Parks Versus Parking


by Josh Payne


NARR: Today's Hoboken looks nothing like the gritty underworld potrayed in Elia Kazan's film, "On the Waterfront." Over the past decade, Hoboken has gained an award-winning public lawn, a skate board park, and a walking path on the Hudson. The docks once inhabited by longshoremen are now home to strolling families and joggers. Omayra Castro was born in Hoboken and still lives here. She remembers the drab waterfront of her childhood.

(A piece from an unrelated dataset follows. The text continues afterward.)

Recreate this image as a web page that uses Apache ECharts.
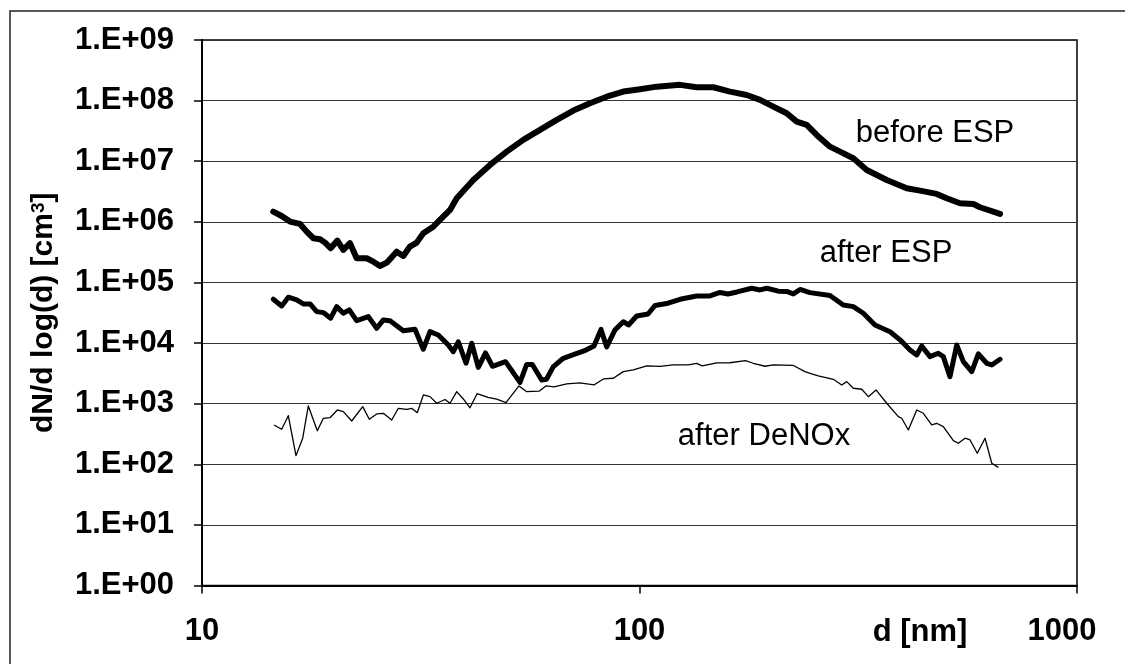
<!DOCTYPE html>
<html>
<head>
<meta charset="utf-8">
<script src="https://cdn.jsdelivr.net/npm/echarts@6/dist/echarts.min.js"></script>
<style>
html,body{margin:0;padding:0;background:#fff;}
#c{width:1125px;height:664px;}
</style>
</head>
<body>
<div id="c"></div>
<script>
// Particle diameter d [nm] and number size distribution dN/dlog(d) [cm^-3]
const dBefore = [14.55,15.21,15.89,16.75,17.35,17.97,18.61,19.11,19.68,20.39,21.04,21.79,22.57,23.79,24.64,25.52,26.44,27.86,28.85,29.88,30.95,32.05,33.78,35.31,36.89,38.21,41.70,45.53,49.71,54.24,59.23,64.68,70.60,77.07,84.15,91.83,100.3,109.5,123.8,135.1,147.5,161.0,175.8,188.6,202.2,217.0,228.8,241.1,254.1,272.5,287.3,308.1,330.7,367.4,408.1,437.7,477.8,503.6,540.2,579.6,600.1,666.8];
const vBefore = [1.47e6,1.25e6,1.01e6,9.23e5,6.89e5,5.36e5,5.16e5,4.54e5,3.67e5,4.90e5,3.44e5,4.44e5,2.51e5,2.51e5,2.20e5,1.87e5,2.12e5,3.22e5,2.74e5,3.90e5,4.54e5,6.48e5,8.33e5,1.15e6,1.57e6,2.45e6,4.91e6,8.69e6,1.44e7,2.25e7,3.28e7,4.80e7,6.84e7,9.06e7,1.16e8,1.41e8,1.54e8,1.70e8,1.82e8,1.66e8,1.66e8,1.41e8,1.24e8,1.03e8,7.96e7,6.20e7,4.50e7,3.97e7,2.72e7,1.74e7,1.44e7,1.12e7,7.18e6,4.91e6,3.58e6,3.27e6,2.89e6,2.45e6,2.03e6,1.97e6,1.74e6,1.35e6];

const dAfterESP = [14.55,15.21,15.75,16.46,17.04,17.66,18.29,18.94,19.68,20.32,21.04,21.71,22.57,24.00,25.08,25.97,26.90,28.85,30.68,32.05,33.20,34.68,36.56,37.53,38.53,40.13,41.35,42.81,44.46,46.13,49.40,53.32,55.23,56.88,59.76,61.29,63.54,66.96,70.86,74.67,78.70,81.66,84.15,87.90,91.83,94.38,98.54,104.6,108.5,116.2,123.8,135.1,144.9,152.8,159.3,167.1,180.5,188.6,195.4,207.7,217.0,224.7,232.8,245.3,272.5,292.3,308.1,324.8,345.3,373.8,394.0,415.3,430.2,441.6,461.3,481.9,494.8,512.4,531.0,549.8,574.7,595.0,621.9,638.5,666.8];
const vAfterESP = [5.28e4,4.09e4,5.70e4,5.14e4,4.42e4,4.42e4,3.30e4,3.18e4,2.57e4,3.99e4,3.10e4,3.52e4,2.34e4,2.73e4,1.75e4,2.41e4,2.34e4,1.60e4,1.69e4,7.90e3,1.54e4,1.36e4,9.30e3,7.21e3,1.05e4,4.64e3,9.92e3,3.96e3,6.86e3,4.14e3,4.93e3,2.24e3,4.44e3,4.44e3,2.46e3,2.53e3,4.08e3,5.61e3,6.48e3,7.41e3,8.96e3,1.68e4,8.62e3,1.65e4,2.25e4,1.99e4,2.80e4,3.02e4,4.17e4,4.54e4,5.28e4,5.99e4,5.99e4,6.84e4,6.46e4,6.97e4,8.02e4,7.52e4,8.02e4,7.19e4,7.10e4,6.46e4,7.66e4,6.79e4,6.10e4,4.25e4,3.99e4,3.10e4,1.99e4,1.54e4,1.13e4,7.69e3,6.36e3,8.96e3,5.97e3,6.79e3,5.97e3,2.79e3,9.30e3,4.93e3,3.37e3,6.61e3,4.64e3,4.35e3,5.40e3];

const dDeNOx = [14.61,15.21,15.75,16.40,16.99,17.50,18.35,18.94,19.61,20.39,21.04,21.99,23.30,24.12,25.08,25.97,27.14,28.10,29.37,30.15,31.05,32.05,33.20,34.39,35.93,36.89,38.21,39.56,40.98,42.52,45.05,47.16,49.53,53.03,55.23,58.92,61.13,63.77,68.19,73.11,78.70,82.65,87.12,91.83,96.79,103.9,111.4,119.5,129.1,135.1,139.0,150.2,161.0,174.7,182.0,193.6,202.2,224.7,238.9,247.5,256.3,277.3,289.9,297.6,308.1,322.1,333.5,347.2,367.4,390.5,397.5,411.6,430.2,445.4,465.5,477.8,494.8,521.6,535.5,554.6,569.6,591.6,616.3,638.5,660.9];
const vDeNOx = [445,378,634,139,269,916,358,574,587,787,738,518,892,553,676,694,538,839,808,839,710,1392,1305,1015,1173,1015,1578,1196,855,1462,1266,1187,1039,1960,1578,1608,1960,1887,2114,2196,2035,2556,2625,3374,3598,4190,4111,4351,4351,4607,4190,4695,4731,5124,4642,4143,4351,4270,3374,3091,2865,2527,2035,2307,1795,1729,1305,1683,1015,610,574,368,787,694,445,475,417,245,222,269,252,152,269,104,89];

const seriesNames = ['before ESP', 'after ESP', 'after DeNOx'];
const xTickLabels = ['10', '100', '1000'];           // decades 1..3
const yTickLabels = ['1.E+00','1.E+01','1.E+02','1.E+03','1.E+04','1.E+05','1.E+06','1.E+07','1.E+08','1.E+09'];
const xAxisTitle = 'd [nm]';

function pairs(d, v) { return d.map((x, i) => [x, v[i]]); }

const FONT = '"Liberation Sans", Arial, Helvetica, sans-serif';
const chart = echarts.init(document.getElementById('c'), null, {renderer: 'canvas'});

chart.setOption({
  animation: false,
  backgroundColor: '#ffffff',
  grid: {
    left: 202, top: 40, right: 48, bottom: 78.5,
    show: true, borderColor: '#000', borderWidth: 1.5, backgroundColor: 'transparent'
  },
  xAxis: {
    type: 'log', logBase: 10, min: 10, max: 1000,
    axisLine: {show: true, lineStyle: {color: '#000', width: 2}},
    axisTick: {show: true, length: 8, lineStyle: {color: '#000', width: 1.5}},
    splitLine: {show: false},
    minorTick: {show: false},
    axisLabel: {
      margin: 30, fontSize: 31, fontWeight: 'bold', color: '#000', fontFamily: FONT,
      formatter: function (v) {
        const k = Math.round(Math.log10(v)) - 1;
        const t = xTickLabels[k];
        return k === 2 ? '{r|' + t + '}' : t;
      },
      rich: {r: {fontSize: 31, fontWeight: 'bold', color: '#000', fontFamily: FONT, padding: [0, 30, 0, 0]}}
    }
  },
  yAxis: {
    type: 'log', logBase: 10, min: 1, max: 1e9,
    name: 'dN/d log(d) [cm{sup|3}]',
    nameLocation: 'middle', nameGap: 143,
    nameTextStyle: {
      fontSize: 30, fontWeight: 'bold', color: '#000', fontFamily: FONT,
      rich: {sup: {fontSize: 19, fontWeight: 'bold', color: '#000', fontFamily: FONT, verticalAlign: 'top'}}
    },
    axisLine: {show: true, lineStyle: {color: '#000', width: 2}},
    axisTick: {show: true, length: 8, lineStyle: {color: '#000', width: 1.5}},
    splitLine: {show: true, lineStyle: {color: '#333', width: 1.2}},
    minorTick: {show: false},
    axisLabel: {
      margin: 28, fontSize: 31, fontWeight: 'bold', color: '#000', fontFamily: FONT,
      formatter: function (v) { return yTickLabels[Math.round(Math.log10(v))]; }
    }
  },
  series: [
    {type: 'line', name: seriesNames[0], data: pairs(dBefore, vBefore), symbol: 'none', z: 4,
     lineStyle: {color: '#000', width: 6, cap: 'round', join: 'round'}},
    {type: 'line', name: seriesNames[1], data: pairs(dAfterESP, vAfterESP), symbol: 'none', z: 3,
     lineStyle: {color: '#000', width: 5, cap: 'round', join: 'round'}},
    {type: 'line', name: seriesNames[2], data: pairs(dDeNOx, vDeNOx), symbol: 'none', z: 2,
     lineStyle: {color: '#000', width: 1.3, join: 'round'}}
  ],
  graphic: [
    {type: 'polyline', silent: true, shape: {points: [[10, 700], [10, 11], [1200, 11]]},
     style: {stroke: '#222', lineWidth: 1.5, fill: null}},
    {type: 'text', x: 935, y: 133, style: {text: seriesNames[0], font: '31px ' + FONT, fill: '#000', textAlign: 'center', textVerticalAlign: 'middle'}},
    {type: 'text', x: 886, y: 253, style: {text: seriesNames[1], font: '31px ' + FONT, fill: '#000', textAlign: 'center', textVerticalAlign: 'middle'}},
    {type: 'text', x: 764, y: 436, style: {text: seriesNames[2], font: '31px ' + FONT, fill: '#000', textAlign: 'center', textVerticalAlign: 'middle'}},
    {type: 'text', x: 920, y: 632, style: {text: xAxisTitle, font: 'bold 31px ' + FONT, fill: '#000', textAlign: 'center', textVerticalAlign: 'middle'}}
  ]
});
</script>
</body>
</html>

TAPE: CASTRO: The waterfront was pretty, somewhat gloomy. Um, it was gray. It was, um, sometimes a little

on the dirtyish side.

NARR: Castro can hardly believe how her city has changed. Much of this progress is due the Fund for a Better Waterfront, a non-profit group. In 1990 The Fund was created by citizens who organized to fight the commercial development of Hoboken's southern docks. The Fund won, and designed their own plan for a continuous park along the river. Two years later, they defeated a proposed 30-story office building with a public referendum, and that site became a five-acre lawn. Now, Ron Hine, the Fund's director, is fighting again. Stevens Institute of Technology plans to build a four-story, 725-car garage facing the river. Hine is incredulous.

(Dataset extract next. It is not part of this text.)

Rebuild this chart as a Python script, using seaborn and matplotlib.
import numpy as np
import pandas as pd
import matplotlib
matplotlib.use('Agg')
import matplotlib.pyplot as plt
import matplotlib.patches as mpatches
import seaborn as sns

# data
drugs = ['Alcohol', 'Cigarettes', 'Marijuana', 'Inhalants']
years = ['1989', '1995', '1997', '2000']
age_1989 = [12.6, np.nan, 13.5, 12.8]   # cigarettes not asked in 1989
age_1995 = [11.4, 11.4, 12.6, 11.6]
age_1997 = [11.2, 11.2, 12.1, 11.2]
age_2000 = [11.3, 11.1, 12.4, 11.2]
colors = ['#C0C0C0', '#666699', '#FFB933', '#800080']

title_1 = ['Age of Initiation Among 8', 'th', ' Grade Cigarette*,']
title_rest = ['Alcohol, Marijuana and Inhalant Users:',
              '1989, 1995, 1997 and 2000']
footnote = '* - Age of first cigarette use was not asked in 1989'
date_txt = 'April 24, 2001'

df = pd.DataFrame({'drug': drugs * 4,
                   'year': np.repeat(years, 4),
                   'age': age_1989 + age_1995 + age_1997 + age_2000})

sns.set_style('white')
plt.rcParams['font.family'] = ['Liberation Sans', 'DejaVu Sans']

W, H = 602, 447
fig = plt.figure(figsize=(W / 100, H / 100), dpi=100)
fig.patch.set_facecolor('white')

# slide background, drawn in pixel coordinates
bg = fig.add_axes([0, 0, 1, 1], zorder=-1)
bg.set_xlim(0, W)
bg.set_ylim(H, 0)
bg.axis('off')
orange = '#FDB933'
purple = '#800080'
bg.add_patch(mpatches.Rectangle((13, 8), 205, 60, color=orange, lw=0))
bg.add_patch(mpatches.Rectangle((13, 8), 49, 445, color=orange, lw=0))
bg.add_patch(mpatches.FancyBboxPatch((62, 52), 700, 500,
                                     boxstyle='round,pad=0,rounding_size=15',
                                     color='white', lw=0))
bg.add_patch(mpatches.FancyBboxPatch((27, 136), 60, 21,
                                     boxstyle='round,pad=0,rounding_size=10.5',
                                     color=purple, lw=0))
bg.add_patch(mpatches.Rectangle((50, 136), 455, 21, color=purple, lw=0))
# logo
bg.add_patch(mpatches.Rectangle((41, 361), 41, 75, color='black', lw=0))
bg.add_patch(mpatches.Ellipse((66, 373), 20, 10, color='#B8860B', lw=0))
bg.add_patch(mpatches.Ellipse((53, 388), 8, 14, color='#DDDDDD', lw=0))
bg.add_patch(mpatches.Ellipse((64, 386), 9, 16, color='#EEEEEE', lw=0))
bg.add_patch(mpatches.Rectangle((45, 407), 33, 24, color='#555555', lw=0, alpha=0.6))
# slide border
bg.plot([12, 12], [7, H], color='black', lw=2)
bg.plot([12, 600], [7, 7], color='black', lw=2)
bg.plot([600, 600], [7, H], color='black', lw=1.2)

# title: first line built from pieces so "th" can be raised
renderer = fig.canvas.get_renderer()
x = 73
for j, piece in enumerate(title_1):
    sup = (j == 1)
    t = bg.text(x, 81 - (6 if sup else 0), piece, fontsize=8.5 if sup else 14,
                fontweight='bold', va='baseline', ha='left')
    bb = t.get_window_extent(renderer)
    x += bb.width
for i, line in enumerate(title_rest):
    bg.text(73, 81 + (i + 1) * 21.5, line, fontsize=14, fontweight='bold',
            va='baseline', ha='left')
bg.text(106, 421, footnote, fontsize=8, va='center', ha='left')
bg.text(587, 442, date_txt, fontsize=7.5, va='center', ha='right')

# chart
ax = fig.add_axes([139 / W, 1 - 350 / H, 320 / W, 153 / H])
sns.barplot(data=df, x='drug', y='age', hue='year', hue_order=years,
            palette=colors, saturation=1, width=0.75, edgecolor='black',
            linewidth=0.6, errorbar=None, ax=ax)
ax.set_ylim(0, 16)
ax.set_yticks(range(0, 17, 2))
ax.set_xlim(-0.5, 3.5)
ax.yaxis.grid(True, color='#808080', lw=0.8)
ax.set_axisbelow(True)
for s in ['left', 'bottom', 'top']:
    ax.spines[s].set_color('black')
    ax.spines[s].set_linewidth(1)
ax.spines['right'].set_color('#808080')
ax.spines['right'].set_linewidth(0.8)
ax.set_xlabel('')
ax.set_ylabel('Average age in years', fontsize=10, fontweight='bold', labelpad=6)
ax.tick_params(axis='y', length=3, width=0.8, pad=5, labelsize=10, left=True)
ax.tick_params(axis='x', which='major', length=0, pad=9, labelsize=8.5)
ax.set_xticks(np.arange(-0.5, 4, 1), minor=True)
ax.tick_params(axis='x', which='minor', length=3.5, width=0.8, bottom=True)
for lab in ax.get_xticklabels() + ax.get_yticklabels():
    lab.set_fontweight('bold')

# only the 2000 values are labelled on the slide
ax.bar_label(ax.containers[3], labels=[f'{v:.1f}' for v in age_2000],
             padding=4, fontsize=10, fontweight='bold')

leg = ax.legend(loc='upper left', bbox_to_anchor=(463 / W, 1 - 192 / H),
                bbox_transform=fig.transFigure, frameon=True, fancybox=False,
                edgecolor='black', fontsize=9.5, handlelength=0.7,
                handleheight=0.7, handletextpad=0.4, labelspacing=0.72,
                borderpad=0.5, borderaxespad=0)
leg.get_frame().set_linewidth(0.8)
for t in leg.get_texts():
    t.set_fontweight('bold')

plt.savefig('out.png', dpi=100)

TAPE: HINE: One of the worst uses you could possibly come up with is a mega garage. You know, a massive parking garage facing the waterfront. So instead of offices and classroom space facing the waterfront,

they're giving views to automobiles. It just makes no sense.

NARR: It makes perfect sense to Stevens, which has a high number of commuters in its students body. Hine says he's not opposed to the garage, but wants it to be hidden from the waterfront Fund. His fund even paid for architectural plans showing ways to mask the garage, but Stevens was unpersuaded. Henry Dobbelaar, vice president of facilities and construction management director at Stevens, thinks the garage will be an asset.

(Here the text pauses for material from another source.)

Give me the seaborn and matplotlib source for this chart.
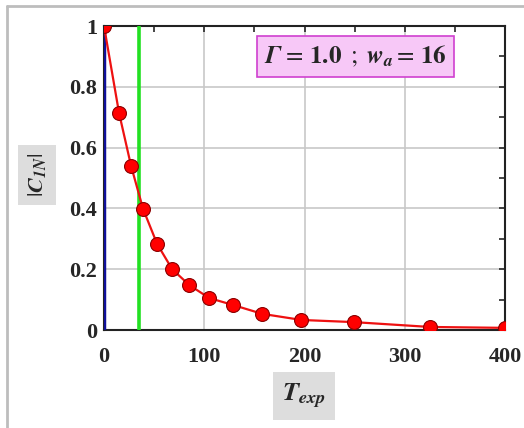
import numpy as np
import pandas as pd
import matplotlib
matplotlib.use("Agg")
import matplotlib.pyplot as plt
import seaborn as sns

# dane
t_exp = [0, 15, 27, 39, 53, 68, 85, 105, 129, 158, 197, 249, 325, 400]
c1n = [1.0, 0.714, 0.54, 0.398, 0.283, 0.20, 0.148, 0.105, 0.082, 0.053, 0.033, 0.026, 0.010, 0.007]
green_x = 35
blue_x = 0
x_ticks = [0, 100, 200, 300, 400]
y_ticks = [0, 0.2, 0.4, 0.6, 0.8, 1.0]
y_tick_labels = ["0", "0.2", "0.4", "0.6", "0.8", "1"]

df = pd.DataFrame({"T": t_exp, "C": c1n})

sns.set_style("white")
plt.rcParams["font.family"] = ["Liberation Serif", "DejaVu Serif"]
plt.rcParams["mathtext.fontset"] = "stix"

fig = plt.figure(figsize=(5.24, 4.28), dpi=100)
ax = fig.add_axes([104 / 524, 1 - 330 / 428, 401 / 524, 304 / 428])

ax.axvline(blue_x, color="#10109a", lw=3.2, zorder=3)
ax.axvline(green_x, color="#22e022", lw=2.6, zorder=3)
sns.lineplot(data=df, x="T", y="C", ax=ax, color="#ee1111", lw=1.6,
             marker="o", markersize=10, markerfacecolor="#ff0000",
             markeredgecolor="#8a0000", markeredgewidth=0.8, zorder=4)

ax.set_xlim(0, 400)
ax.set_ylim(0, 1)
ax.set_xticks(x_ticks)
ax.set_xticklabels([str(v) for v in x_ticks])
ax.set_yticks(y_ticks)
ax.set_yticklabels(y_tick_labels)
ax.set_xticks([50, 150, 250, 350], minor=True)
ax.set_yticks([0.1, 0.3, 0.5, 0.7, 0.9], minor=True)
ax.grid(True, which="major", color="#c8c8c8", lw=1.2)
ax.tick_params(which="both", direction="in", top=True, right=True, length=4, width=1.2)
ax.tick_params(which="major", labelsize=16)
ax.tick_params(axis="x", which="major", pad=12)
ax.tick_params(axis="y", which="major", pad=5)
for lab in ax.get_xticklabels() + ax.get_yticklabels():
    lab.set_fontweight("bold")
for s in ax.spines.values():
    s.set_color("#222222")
    s.set_linewidth(1.5)
ax.set_xlabel("")
ax.set_ylabel("")

ax.text(0.627, 0.90, r"$\mathbfit{\Gamma}\, =\, \mathbf{1.0}\;\;;\;\mathbfit{w}_{\mathbfit{a}} =\, \mathbf{16}$",
        transform=ax.transAxes, ha="center", va="center", fontsize=18,
        bbox=dict(boxstyle="square,pad=0.3", facecolor="#f7c8f7", edgecolor="#d040d0", lw=1.2), zorder=6)

fig.text(37 / 524, 1 - 175 / 428, r"$|\mathbfit{C}_{\mathbfit{1N}}|$", rotation=90,
         ha="center", va="center", fontsize=16,
         bbox=dict(boxstyle="square,pad=0.35", facecolor="#dddddd", edgecolor="none"))
fig.text(304 / 524, 1 - 396 / 428, r"$\mathbfit{T}_{\mathbfit{exp}}$",
         ha="center", va="center", fontsize=19,
         bbox=dict(boxstyle="square,pad=0.35", facecolor="#dddddd", edgecolor="none"))

# szara ramka wokol rysunku
fig.add_artist(plt.Line2D([7 / 524, 7 / 524], [0, 1 - 6 / 428], transform=fig.transFigure, color="#bdbdbd", lw=2))
fig.add_artist(plt.Line2D([7 / 524, 1], [1 - 6 / 428, 1 - 6 / 428], transform=fig.transFigure, color="#bdbdbd", lw=2))

fig.savefig("out.png", dpi=100)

TAPE: DOBBELAAR: Everybody forgets that what Stevens does that enhances their facility, enhances Hoboken.

NARR: Hine took his case to city hall, but officials are backing Stevens. Hine expected as much.

TAPE: HINE: Developers have a lot of money. They have a lot of influence in local government. They contribute very heavily to political campaigns and it's very difficult for a civic group to compete with that.

NARR: So he's been fighting through the zoning board with some success. Omayra Castro is not surprised at the behavior of one of her lifelong neighbors.

TAPE: CASTRO: Stevens has always been in their own little world. I've never - growing up I never noticed them being around. Only that I knew there was a mysterious place in the uptown of Hoboken that there was a university. But there was never any type of interaction with the community.

NARR: For now, the Fund's lawyers have forced Stevens to reconsider their proposal based on a zoning technicality. Hine says that Stevens proposal will not be approved at the final zoning board meeting scheduled for February 23rd. Through public referendums, effective litigation, and non-stop advocacy Hine has proven himself a contender in the fight for Hoboken's waterfront.

For Columbia Radio News, I'm Josh Payne.